Individual consumer choices, while seemingly modest, collectively generate substantial impact. Households separating domestic waste streams, carrying reusable shopping bags and bottles, and directing electronic waste toward certified collection points establish the foundational behaviors sustaining recycling systems. These personal practices, multiplied across millions of citizens, create the market demand and material supply streams that make large-scale recycling economically viable. Consumer choices ultimately determine whether recycling becomes genuinely embedded in Malaysian daily life or remains merely aspirational.

Achieving a fundamentally more sustainable Malaysia requires coordinated action across all societal sectors. Government provides regulatory frameworks and physical infrastructure. Private enterprises innovate by developing genuinely sustainable products and services with reduced environmental footprints. Citizens complete this ecosystem by integrating responsible consumption into everyday routines. Bukit Bintang's status as a premier commercial district makes it an ideal demonstration site for this whole-of-society approach—a location where constant movement and consumption can be redirected toward sustainability without sacrificing economic vitality or commercial activity.

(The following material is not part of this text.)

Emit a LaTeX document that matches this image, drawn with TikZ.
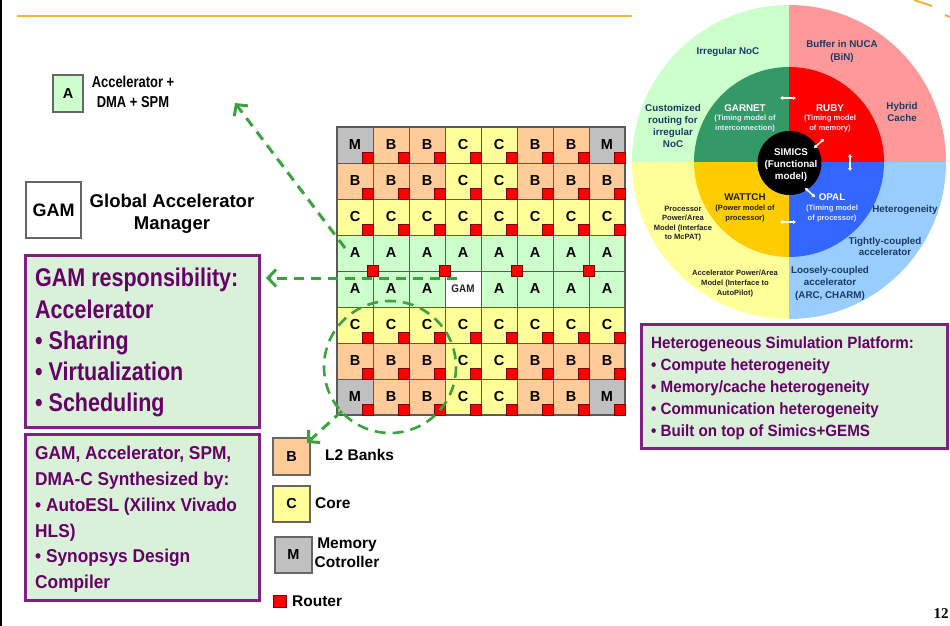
\documentclass[tikz,border=0pt]{standalone}
\usepackage{fontspec}
\setmainfont{Liberation Sans}
\newfontfamily\narrowfont[FakeStretch=0.82]{Liberation Sans}
\newfontfamily\respfont[FakeStretch=0.84]{Liberation Sans}
\newfontfamily\boxfont[FakeStretch=0.93]{Liberation Sans}
\newfontfamily\gamfont[FakeStretch=0.9]{Liberation Sans}
\newfontfamily\numfont{Liberation Serif}
\usetikzlibrary{arrows.meta}

% tile and ring colours
\definecolor{fillM}{HTML}{C0C0C0}
\definecolor{fillB}{HTML}{FFCC99}
\definecolor{fillC}{HTML}{FFFF99}
\definecolor{fillA}{HTML}{CCFFCC}
\definecolor{fillGAM}{HTML}{FFFFFF}
\definecolor{gridline}{HTML}{5A5A5A}
\definecolor{routerred}{HTML}{FF0000}
\definecolor{routeredge}{HTML}{7A0000}
\definecolor{greenD}{HTML}{3BA33B}
\definecolor{purpleB}{HTML}{7F2180}
\definecolor{purpleT}{HTML}{660066}
\definecolor{boxfill}{HTML}{D9F1D9}
\definecolor{navy}{HTML}{1B3A66}
\definecolor{orangeline}{HTML}{F2B233}
\definecolor{ringTL}{HTML}{CCFFCC}
\definecolor{ringTR}{HTML}{FF9999}
\definecolor{ringBL}{HTML}{FFFF99}
\definecolor{ringBR}{HTML}{99CCFF}
\definecolor{coreTL}{HTML}{339966}
\definecolor{coreTR}{HTML}{FF0000}
\definecolor{coreBL}{HTML}{FFCC00}
\definecolor{coreBR}{HTML}{3366FF}
\definecolor{darktxt}{HTML}{222222}
\definecolor{paletxt}{HTML}{E4EAFF}

\begin{document}
\begin{tikzpicture}[x=1pt,y=-1pt,
  cell/.style={draw=gridline, line width=0.9pt, minimum width=36pt, minimum height=36pt,
    inner sep=0pt, outer sep=0pt, font=\bfseries\fontsize{14.5}{16}\selectfont},
  router/.style={fill=routerred, draw=routeredge, line width=0.4pt, minimum size=11pt,
    inner sep=0pt, outer sep=0pt},
  legendbox/.style={draw=gray!80!black, line width=1.2pt, inner sep=0pt,
    font=\bfseries\fontsize{14.5}{16}\selectfont},
  legendtext/.style={font=\bfseries\fontsize{15.5}{19}\selectfont, inner sep=0pt, align=center},
  purplebox/.style={draw=purpleB, fill=boxfill, line width=2.5pt, inner sep=0pt, anchor=north west},
  purpletext/.style={text=purpleT, align=left, inner sep=0pt, anchor=north west},
  greenarrow/.style={draw=greenD, line width=3pt, dash pattern=on 10pt off 7pt,
    -{Straight Barb[length=8pt,width=17pt,line width=3pt]}},
  ringlbl/.style={text=navy, align=center, inner sep=0pt,
    font=\bfseries\fontsize{9.8}{#1}\selectfont},
  sublbl/.style={align=center, inner sep=0pt, font=\bfseries\fontsize{7.6}{#1}\selectfont},
  linkarrow/.style={draw=white, line width=1.5pt,
    {Latex[length=3pt,width=4.5pt]}-{Latex[length=3pt,width=4.5pt]}}
]
\useasboundingbox (0,0) rectangle (950,626);
\fill[white] (0,0) rectangle (950,626);

% slide frame: left rule, title rule and corner mark
\draw[line width=2pt] (1,0) -- (1,626);
\draw[orangeline, line width=2.5pt] (17,16) -- (632,16);
\draw[orangeline, line width=2pt] (914,0) -- (932,6);
\draw[orangeline, line width=2pt] (945,15) -- (950,17);

% ---------------- 8x8 tiled chip ----------------
\foreach \rowlist [count=\r] in {{M,B,B,C,C,B,B,M},{B,B,B,C,C,B,B,B},{C,C,C,C,C,C,C,C},
    {A,A,A,A,A,A,A,A},{A,A,A,GAM,A,A,A,A},{C,C,C,C,C,C,C,C},{B,B,B,C,C,B,B,B},{M,B,B,C,C,B,B,M}}{
  \foreach \t [count=\c] in \rowlist {
    \node[cell, fill=fill\t] (g\r-\c) at ({337+36*\c-18},{127+36*\r-18})
      {\ifnum\r=5 \ifnum\c=4 \gamfont\fontsize{11}{12}\selectfont\color{darktxt}\fi\fi\t};
  }
}
\draw[gridline, line width=1.1pt] (g1-1.north west) rectangle (g8-8.south east);
% routers in the corner of every tile
\foreach \r in {1,2,3,6,7,8}{
  \foreach \c in {1,...,8}{
    \node[router, anchor=south east] (rt\r-\c) at (g\r-\c.south east) {};
  }
}
% routers shared by the accelerator rows
\foreach \c in {1,3,5,7}{
  \node[router] (rt4-\c) at (g4-\c.south east) {};
}

% ---------------- legends ----------------
\node[legendbox, fill=fillA, minimum width=30pt, minimum height=37pt] (legA) at (68,93.5) {A};
\node[legendtext, font=\narrowfont\bfseries\fontsize{15.8}{20}\selectfont] (legAt) at (133,92)
  {Accelerator +\\DMA + SPM};

\node[legendbox, fill=white, minimum width=55pt, minimum height=56pt,
  font=\bfseries\fontsize{18}{20}\selectfont] (legG) at (53.5,210) {GAM};
\node[legendtext, font=\bfseries\fontsize{18.5}{22}\selectfont] (legGt) at (172,214)
  {Global Accelerator\\Manager};

\node[legendbox, fill=fillB, minimum width=37pt, minimum height=37pt] (legB) at (291.5,456.5) {B};
\node[legendtext, anchor=west] (legBt) at (325,455) {L2 Banks};
\node[legendbox, fill=fillC, minimum width=37pt, minimum height=36pt] (legC) at (291.5,504) {C};
\node[legendtext, anchor=west] (legCt) at (315,503) {Core};
\node[legendbox, fill=fillM, minimum width=37pt, minimum height=36pt] (legM) at (293.5,555) {M};
\node[legendtext, font=\bfseries\fontsize{15.5}{19}\selectfont] (legMt) at (347,553) {Memory\\Cotroller};
\node[router, minimum width=13pt, minimum height=12pt] (legR) at (279.5,601) {};
\node[legendtext, anchor=west] (legRt) at (292,601) {Router};

% ---------------- text boxes ----------------
\node[purplebox, minimum width=234pt, minimum height=172pt] (resp) at (24,254) {};
\node[purpletext, font=\respfont\bfseries\fontsize{25.6}{31.3}\selectfont] (respt) at (35,268)
  {GAM responsibility:\\Accelerator\\• Sharing\\• Virtualization\\• Scheduling};

\node[purplebox, minimum width=234pt, minimum height=166pt] (synth) at (24,433) {};
\node[purpletext, font=\boxfont\bfseries\fontsize{18.6}{25.8}\selectfont] (syntht) at (35,446)
  {GAM, Accelerator, SPM,\\DMA-C Synthesized by:\\• AutoESL (Xilinx Vivado\\HLS)\\• Synopsys Design\\Compiler};

\node[purplebox, minimum width=306pt, minimum height=124pt] (hsp) at (640,323) {};
\node[purpletext, font=\boxfont\bfseries\fontsize{16.3}{22}\selectfont] (hspt) at (651,336)
  {Heterogeneous Simulation Platform:\\• Compute heterogeneity\\• Memory/cache heterogeneity\\• Communication heterogeneity\\• Built on top of Simics+GEMS};

% ---------------- simulator wheel ----------------
\coordinate (wc) at (789,162);
\fill[ringTL] (wc) -- ++(-157,0) arc[start angle=180, end angle=270, radius=157] -- cycle;
\fill[ringTR] (wc) -- ++(0,-157) arc[start angle=270, end angle=360, radius=157] -- cycle;
\fill[ringBR] (wc) -- ++(157,0) arc[start angle=0, end angle=90, radius=157] -- cycle;
\fill[ringBL] (wc) -- ++(0,157) arc[start angle=90, end angle=180, radius=157] -- cycle;
\fill[coreTL] (wc) -- ++(-95,0) arc[start angle=180, end angle=270, radius=95] -- cycle;
\fill[coreTR] (wc) -- ++(0,-95) arc[start angle=270, end angle=360, radius=95] -- cycle;
\fill[coreBR] (wc) -- ++(95,0) arc[start angle=0, end angle=90, radius=95] -- cycle;
\fill[coreBL] (wc) -- ++(0,95) arc[start angle=90, end angle=180, radius=95] -- cycle;
\fill[black] (789.5,163) circle[radius=32];

\node[ringlbl=12] (irr) at (728,52) {Irregular NoC};
\node[ringlbl=12.5] (bin) at (842,51.5) {Buffer in NUCA\\(BiN)};
\node[ringlbl=12] (cust) at (673,126) {Customized\\routing for\\irregular\\NoC};
\node[ringlbl=12] (hyb) at (902,112) {Hybrid\\Cache};
\node[ringlbl=12, text=white] (garnet) at (745,108) {GARNET};
\node[sublbl=10, text=paletxt] (garnets) at (745,123.5) {(Timing model of\\interconnection)};
\node[ringlbl=12, text=white] (ruby) at (830,108) {RUBY};
\node[sublbl=10, text=paletxt] (rubys) at (830,123.5) {(Timing model\\of memory)};
\node[ringlbl=12, text=white] (simics) at (791,165) {SIMICS\\(Functional\\model)};
\node[ringlbl=12, text=darktxt] (wattch) at (745,197) {WATTCH};
\node[sublbl=10, text=darktxt] (wattchs) at (745,213.5) {(Power model of\\processor)};
\node[ringlbl=12, text=white] (opal) at (832,197) {OPAL};
\node[sublbl=10, text=paletxt] (opals) at (832,213.5) {(Timing model\\of processor)};
\node[sublbl=9.4, text=darktxt] (procpa) at (683,223.5) {Processor\\Power/Area\\Model (Interface\\to McPAT)};
\node[ringlbl=12] (het) at (905,210) {Heterogeneity};
\node[ringlbl=11.5] (tight) at (885,246.5) {Tightly-coupled\\accelerator};
\node[sublbl=10, text=darktxt] (accpa) at (735,283.5) {Accelerator Power/Area\\Model (Interface to\\AutoPilot)};
\node[ringlbl=12.5] (loose) at (830,283) {Loosely-coupled\\accelerator\\(ARC, CHARM)};

% links between the simulator modules
\draw[linkarrow] (780,98) -- (796,98);
\draw[linkarrow] (814,148) -- (824,139);
\draw[linkarrow] (850,154) -- (850,171);
\draw[linkarrow] (805,188) -- (815,197);
\draw[linkarrow] (780,222) -- (796,222);

% ---------------- dashed call-outs ----------------
\coordinate (accsrc) at (345,248);
\coordinate (acctip) at (235,103);
\coordinate (gamsrc) at (457,278);
\coordinate (gamtip) at (266,278);
\coordinate (ringsrc) at (342,411);
\coordinate (ringtip) at (307,443);
\coordinate (ringc) at (390,367);
\draw[greenarrow] (accsrc) -- (acctip);
\draw[greenarrow] (gamsrc) -- (gamtip);
\draw[draw=greenD, line width=2.6pt, dash pattern=on 11pt off 7pt] (ringc) circle[radius=66];
\draw[greenarrow] (ringsrc) -- (ringtip);

% page number
\node[font=\numfont\bfseries\fontsize{15}{18}\selectfont, inner sep=0pt] (pg) at (941,614) {12};
\end{tikzpicture}
\end{document}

Beyond environmental stewardship, Malaysia's recycling transformation addresses fundamental economic security. In an era of volatile commodity prices and fragile international supply chains, waste reduction and resource efficiency function as strategic advantages. A nation maximising domestic resource recovery depends less on vulnerable global supply chains, maintains lower production costs and builds greater economic resilience against external shocks. The National Recycling Campaign therefore represents not merely environmental progress but pragmatic economic adaptation—positioning Malaysia to thrive amid global uncertainty through smarter, more efficient resource management rather than wasteful over-consumption.